Go to Six Flags America and sit in the back row of the wooden coaster ROAR. It's brutal (Even after the track updates in 2022)

Nemesis Reborn is smooth, but there is some weird vibration/shuffle in the turns that is quite interesting. Not enough to hinder the incredible ride, but it's not 'right'. Many reports of Iron Menace at Dorney and Dr. Diabolical at SFFT having quite a shuffle, or poor tracking. Seems to be hit or miss with new B&M installations. I found Candymonium to feel as you'd expect for a new install, super smooth for example.

B&M you could count on the smoothest rides regardless of age, within reason, but newer installs tend to just track more poorly. I find most of the newer train designs to be the worst offenders (Banshee, new dive machines, etc...). Surprised Nemesis has it's weird issues considering the trains were refurbed I believe, so nothing new there.
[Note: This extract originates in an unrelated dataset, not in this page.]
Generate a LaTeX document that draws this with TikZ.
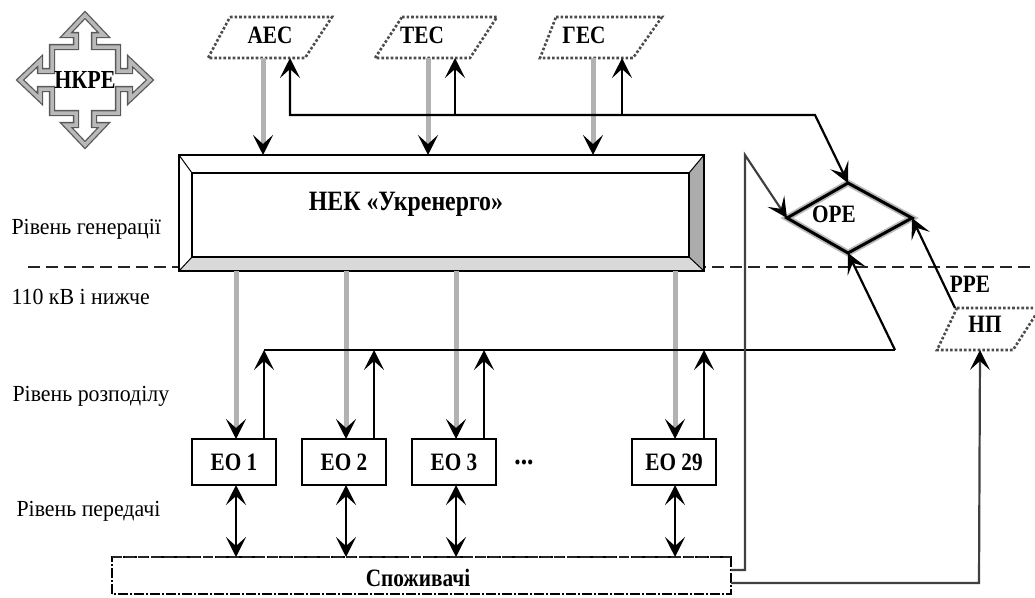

The funny thing about Arrows is that they were rough due to poorly designed transitions, but in terms of how they ride on the rails, I find them to be extremely smooth. Phantom's Revenge is still running on the original chassis from Steel Phantom and that thing is smooth as glass. I'm not sure why it's so difficult to translate that knowledge from 30 years ago to modern rides.

I wonder if the lack of knowledge (or, more likely, computer power) is responsible for Arrow's smoother ride. Back before computer modelling was widely available, designers may have approximated loads to which trains would be subjected, and then (hypothetically) used a safety factor of three or four. Today, the loads can be calculated more accurately and a safety factor of only, let's say two, is needed. Modern trains can still reliably withstand the required forces, but they (presumably) can use less material, are more flexible, and experience more vibrations. While trains of the past may have been heavier and stiffer (i.e., more expensive) to account for loading conditions that were difficult to quantify, a beneficial side effect could be a smoother ride.